Costs the key for Europe steel outlook-Fitch


Thu Mar 31, 2011 3:45pm GMT

* Non-integrated steel makers face higher raw material costs
* Auto, engineering demand healthy, construction weaker
* Fitch sees European steel demand up 5-6 pct in 2011

PARIS, March 31 (Reuters) - The performance of European steel makers this year will be shaped by their ability to pass on higher raw material costs and by contrasting growth in the industries they supply, a Fitch analyst said on Thursday.

"Possibly the biggest issue for steel producers this year is their ability to pass through costs," Peter Archbold, European head of basic materials at Fitch Ratings, told reporters.

The price of most mining commodities was expected to be higher on average this year because of supply tensions, with coking coal expected to be the most bullish following floods in Queensland, Australia, that have cut output, he said.

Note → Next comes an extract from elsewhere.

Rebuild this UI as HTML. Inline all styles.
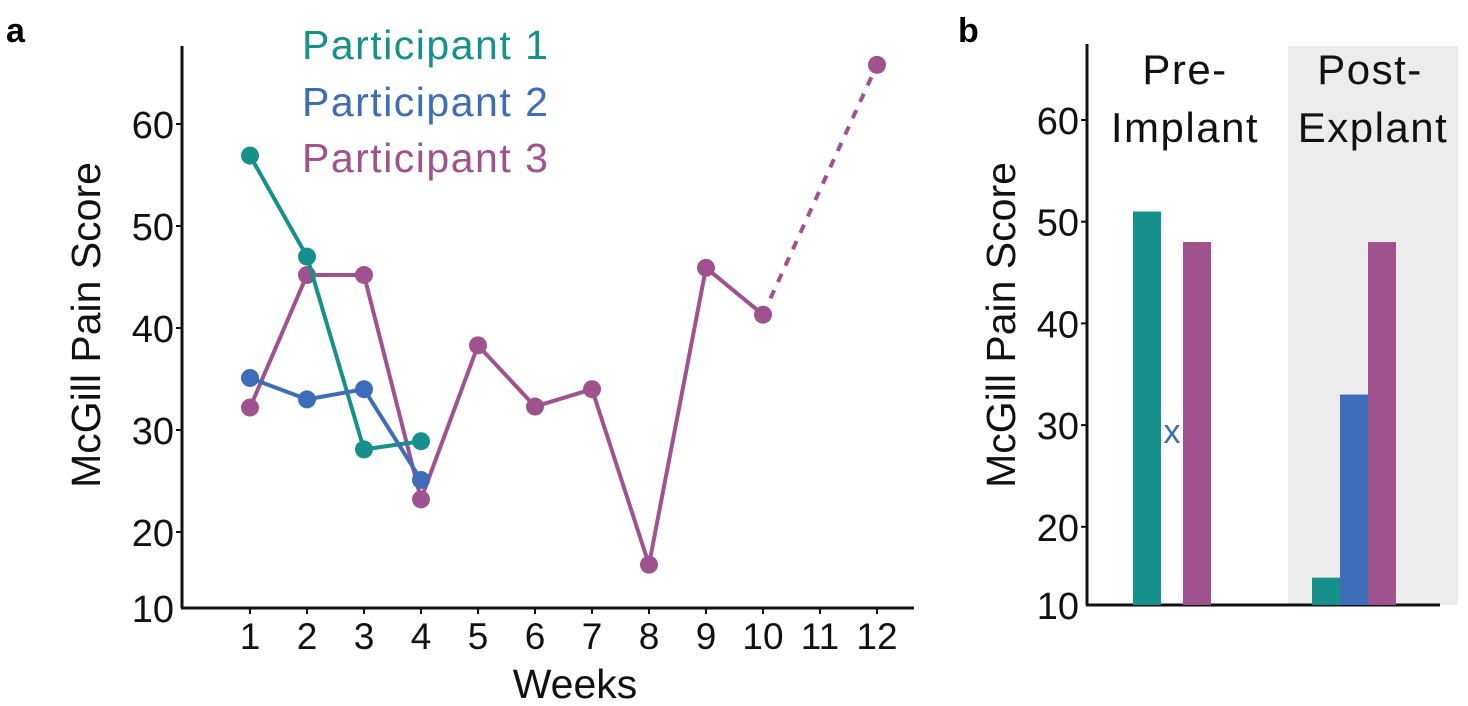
<!DOCTYPE html>
<html><head><meta charset="utf-8"><style>
html,body{margin:0;padding:0;background:#fff;}
svg{display:block;font-family:"Liberation Sans",sans-serif;}
</style></head><body>
<svg id="fig" width="1468" height="706" viewBox="0 0 1468 706">
<text x="6" y="42" font-size="34" font-weight="bold">a</text>
<text x="958" y="42" font-size="34" font-weight="bold">b</text>
<g id="pa"></g>
<g id="pb"></g>
</svg>
<script>
// Panel a data
const weeks = [1,2,3,4,5,6,7,8,9,10,11,12];
const p1Weeks = [1,2,3,4];
const p1Values = [56.9,47,28.1,28.9];
const p2Weeks = [1,2,3,4];
const p2Values = [35.1,33,34,25.1];
const p3Weeks = [1,2,3,4,5,6,7,8,9,10];
const p3Values = [32.2,45.2,45.2,23.2,38.3,32.3,34,16.8,45.9,41.3];
const p3DashWeeks = [10,12];
const p3DashValues = [41.3,65.8];
const yTicksA = [60,50,40,30,20];
// Panel b data
const groups = ["Pre-Implant","Post-Explant"];
const barP1 = [51,15];
const barP2 = [null,33];
const barP3 = [48,48];
const missingP2 = [29.3,null];
const yTicksB = [60,50,40,30,20];

const NS="http://www.w3.org/2000/svg";
const C1="#16908a",C2="#3d6cb8",C3="#a0528f";
function mk(parent,tag,attrs,name){const e=document.createElementNS(NS,tag);for(const k in attrs)e.setAttribute(k,attrs[k]);


parent.appendChild(e);return e;}

// Panel a scales
const pa=document.getElementById('pa');
const xA=w=>250+(w-1)*57.0;
const yA=v=>124+(60-v)*10.2;
mk(pa,'line',{x1:182,y1:46,x2:182,y2:608,stroke:'#111','stroke-width':3},'y-axis-line');
mk(pa,'line',{x1:181,y1:608,x2:914,y2:608,stroke:'#111','stroke-width':3},'x-axis-line');
yTicksA.forEach(t=>{
 mk(pa,'line',{x1:176,y1:yA(t),x2:182,y2:yA(t),stroke:'#111','stroke-width':2},'y-tick');
 const tx=mk(pa,'text',{x:174,y:yA(t)+14,'font-size':38,'text-anchor':'end',fill:'#111'},'y-tick-label');tx.textContent=t;
});
const b10=mk(pa,'text',{x:174,y:622,'font-size':38,'text-anchor':'end',fill:'#111'},'y-tick-label');b10.textContent=10;
weeks.forEach(w=>{
 mk(pa,'line',{x1:xA(w),y1:608,x2:xA(w),y2:614,stroke:'#111','stroke-width':2},'x-tick');
 const tx=mk(pa,'text',{x:xA(w),y:649,'font-size':37,'text-anchor':'middle',fill:'#111'},'x-tick-label');tx.textContent=w;
});
const wt=mk(pa,'text',{x:575,y:698,'font-size':41,'text-anchor':'middle',fill:'#111'},'x-axis-title');wt.textContent='Weeks';
const yt=mk(pa,'text',{x:0,y:0,'font-size':41,'text-anchor':'middle',fill:'#111',transform:'translate(100,325) rotate(-90)'},'y-axis-title');yt.textContent='McGill Pain Score';
function series(ws,vs,col,name,dash){
 const pts=ws.map((w,i)=>xA(w)+','+yA(vs[i])).join(' ');
 const a={points:pts,fill:'none',stroke:col,'stroke-width':4,'stroke-linejoin':'round'};
 if(dash)a['stroke-dasharray']='9,9';
 mk(pa,'polyline',a,name+'-line');
 ws.forEach((w,i)=>{ if(dash&&i==0)return; mk(pa,'circle',{cx:xA(w),cy:yA(vs[i]),r:9,fill:col},name+'-point');});
}
series(p3DashWeeks,p3DashValues,C3,'participant-3-projection',true);
series(p3Weeks,p3Values,C3,'participant-3');
series(p1Weeks,p1Values,C1,'participant-1');
series(p2Weeks,p2Values,C2,'participant-2');
[['Participant 1',C1,59],['Participant 2',C2,116],['Participant 3',C3,172]].forEach(l=>{
 const t=mk(pa,'text',{x:302,y:l[2],'font-size':41,'letter-spacing':1.5,fill:l[1]},'legend-entry');t.textContent=l[0];
});

// Panel b
const pb=document.getElementById('pb');
const yB=v=>120+(60-v)*10.17;
const groupX=[1133,1312];
const groupStep=[25,28];
const bw=28;
mk(pb,'rect',{x:1288,y:46,width:170,height:559,fill:'#ececec'},'post-explant-background');
mk(pb,'line',{x1:1087,y1:44,x2:1087,y2:605,stroke:'#111','stroke-width':3},'y-axis-line-b');
mk(pb,'line',{x1:1086,y1:605,x2:1440,y2:605,stroke:'#111','stroke-width':3},'x-axis-line-b');
yTicksB.forEach(t=>{
 mk(pb,'line',{x1:1081,y1:yB(t),x2:1087,y2:yB(t),stroke:'#111','stroke-width':2},'y-tick-b');
 const tx=mk(pb,'text',{x:1079,y:yB(t)+14,'font-size':38,'text-anchor':'end',fill:'#111'},'y-tick-label-b');tx.textContent=t;
});
const b10b=mk(pb,'text',{x:1079,y:619,'font-size':38,'text-anchor':'end',fill:'#111'},'y-tick-label-b');b10b.textContent=10;
const ytb=mk(pb,'text',{x:0,y:0,'font-size':41,'text-anchor':'middle',fill:'#111',transform:'translate(1015,325) rotate(-90)'},'y-axis-title-b');ytb.textContent='McGill Pain Score';
const offs=[[barP1,C1,0,'participant-1-bar'],[barP2,C2,1,'participant-2-bar'],[barP3,C3,2,'participant-3-bar']];
groups.forEach((g,gi)=>{
 offs.forEach(o=>{
  const v=o[0][gi]; if(v==null)return;
  const x=groupX[gi]+o[2]*groupStep[gi];
  mk(pb,'rect',{x:x,y:yB(v),width:bw,height:605-yB(v),fill:o[1]},o[3]);
 });
 if(missingP2[gi]!=null){
  const t=mk(pb,'text',{x:groupX[gi]+groupStep[gi]+bw/2,y:yB(missingP2[gi])+11,'font-size':34,'text-anchor':'middle',fill:C2},'missing-participant-2-marker');t.textContent='x';
 }
});
[['Pre-',1185,84],['Implant',1185,142],['Post-',1370,84],['Explant',1373,142]].forEach(l=>{
 const t=mk(pb,'text',{x:l[1],y:l[2],'font-size':42,'letter-spacing':1.5,'text-anchor':'middle',fill:'#111'},'group-label');t.textContent=l[0];
});
</script>
</body></html>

"There is going to be some margin pressure for non-integrated companies," he said, stressing that steel demand was not as strong as in 2006-08 when producers were in a better position to pass on rising raw material costs.

However, conditions for steel makers would also depend on demand from different industries, he said, noting that while Thyssenkrupp (TKAG.F: Quote) did not have integrated mining activities it was benefiting from brisk demand from the German car industry, one of Thyseenkrupp's main outlets.

Fitch expected steel demand from the automotive sector in Europe to rise by 5-6 percent this year, in line with its outlook for overall growth in European steel demand.

Demand growth would be faster in mechanical engineering, a key sector in Germany, at 7-8 percent but much weaker in construction at 1-2 percent, he said.

Fitch sees 2011 global steel demand rising by 6-10 percent.

The European steel sector as a whole was expected to continue this year its "progressive recovery", which has seen output climb back up to 80 percent of 2007 levels, lagging the global market which has already reached pre-crisis levels, driven by Chinese production, Archbold said.

The pushing through of production costs should support steel prices in Europe, he added.